Remember that you are dust, and to dust you shall return.

Remember that you are dust, and to dust you shall return.

Remember that you are dust, and to dust you shall return.

What do we make of this statement? What do we stand to gain? Shouldn’t such words tempt us toward despair, don’t they only further confirm our quiet suspicion that the only god is ‘nothingness’, that human beings are nothing more than “bags of meat walking around on a tiny speck of dust traveling through infinite space”? The Church says that we are dust, and to dust we shall return. Why on earth would anyone want to say amen to that?

Perhaps the point of Ash Wednesday is to remind us that there is a God, and that God is not us. Ash Wednesday invites us to recalibrate our spiritual compass, so to speak, so that we can find true North again. Because in our lives, over time, this compass becomes damaged and ceases to function properly. That’s one way to think about what sin does to us as it builds up, how we lose the capacity to see ourselves as sinners who have been redeemed by the grace of God alone.

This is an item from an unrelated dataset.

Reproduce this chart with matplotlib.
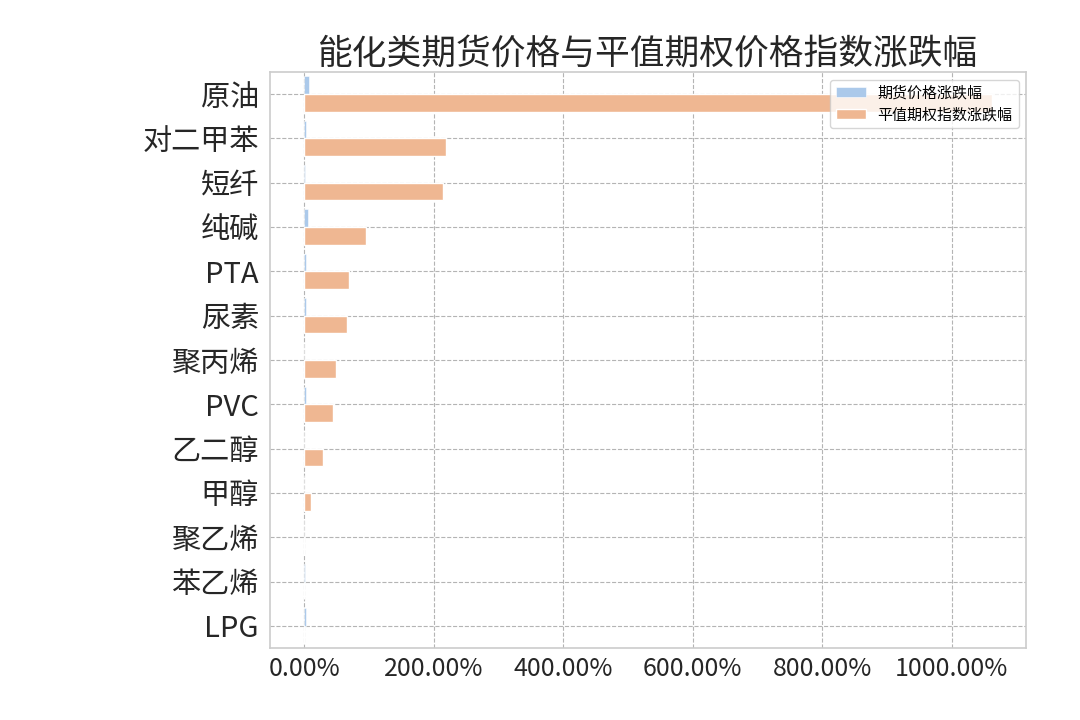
import matplotlib
matplotlib.use("Agg")
import matplotlib.pyplot as plt
from matplotlib.ticker import PercentFormatter
import numpy as np

plt.rcParams['font.family'] = ['Noto Sans CJK SC', 'DejaVu Sans']
plt.rcParams['axes.unicode_minus'] = False

categories = ['原油', '对二甲苯', '短纤', '纯碱', 'PTA', '尿素', '聚丙烯',
              'PVC', '乙二醇', '甲醇', '聚乙烯', '苯乙烯', 'LPG']
futures_change = [7.8, 2.5, 0.8, 5.7, 2.5, 2.5, 0.0, 2.0, -0.3, 0.0, -0.2, 1.0, 2.5]
options_change = [1062.0, 219.0, 215.0, 95.0, 69.0, 66.0, 49.0, 44.5, 29.0, 10.0, 0.0, 0.0, 0.0]
series_names = ['期货价格涨跌幅', '平值期权指数涨跌幅']
title_text = '能化类期货价格与平值期权价格指数涨跌幅'

blue = '#abc9ea'
orange = '#efb792'

fig = plt.figure(figsize=(10.8, 7.2), dpi=100)
ax = fig.add_axes([0.25, 0.1, 0.70, 0.80])

y = np.arange(len(categories))
h = 0.4
ax.barh(y - h / 2, futures_change, height=h, color=blue, edgecolor='white',
        linewidth=0.4, label=series_names[0], zorder=2)
ax.barh(y + h / 2, options_change, height=h, color=orange, edgecolor='white',
        linewidth=1.0, label=series_names[1], zorder=2)

ax.set_yticks(y)
ax.set_yticklabels(categories, fontsize=21, color='#262626')
ax.set_ylim(len(categories) - 0.5, -0.5)
ax.set_xlim(-53, 1115)
ax.set_xticks([0, 200, 400, 600, 800, 1000])
ax.xaxis.set_major_formatter(PercentFormatter(xmax=100, decimals=2))
ax.tick_params(axis='x', labelsize=18, colors='#262626', length=0, pad=6)
ax.tick_params(axis='y', length=0, pad=8)

ax.grid(True, linestyle='--', color='#b4b4b4', linewidth=0.8, zorder=0)
ax.set_axisbelow(True)
for s in ax.spines.values():
    s.set_color('#cccccc')
    s.set_linewidth(1.2)

ax.set_title(title_text, fontsize=25, color='#262626', pad=6)
ax.legend(loc='upper right', fontsize=10.8, frameon=True, edgecolor='#cccccc')

fig.savefig('out.png', dpi=100)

Ash Wednesday is the Church’s way of telling the truth that it is the Lord who has made us, and not we ourselves. We are not gods, but mortals; and we accept every day as a gift, until the day we return to the dust. And our Christian hope is that death is not the end, for we believe in the resurrection of the body, and the life of the world to come.

That’s why we remind one another that we are dust: because it is at the same moment a confession that there is a God who brings dust to life. That each breath we breathe is a gift from the One who first breathed breath into us. Remember it. Remember it.

Remember that you are dust, and to dust you shall return.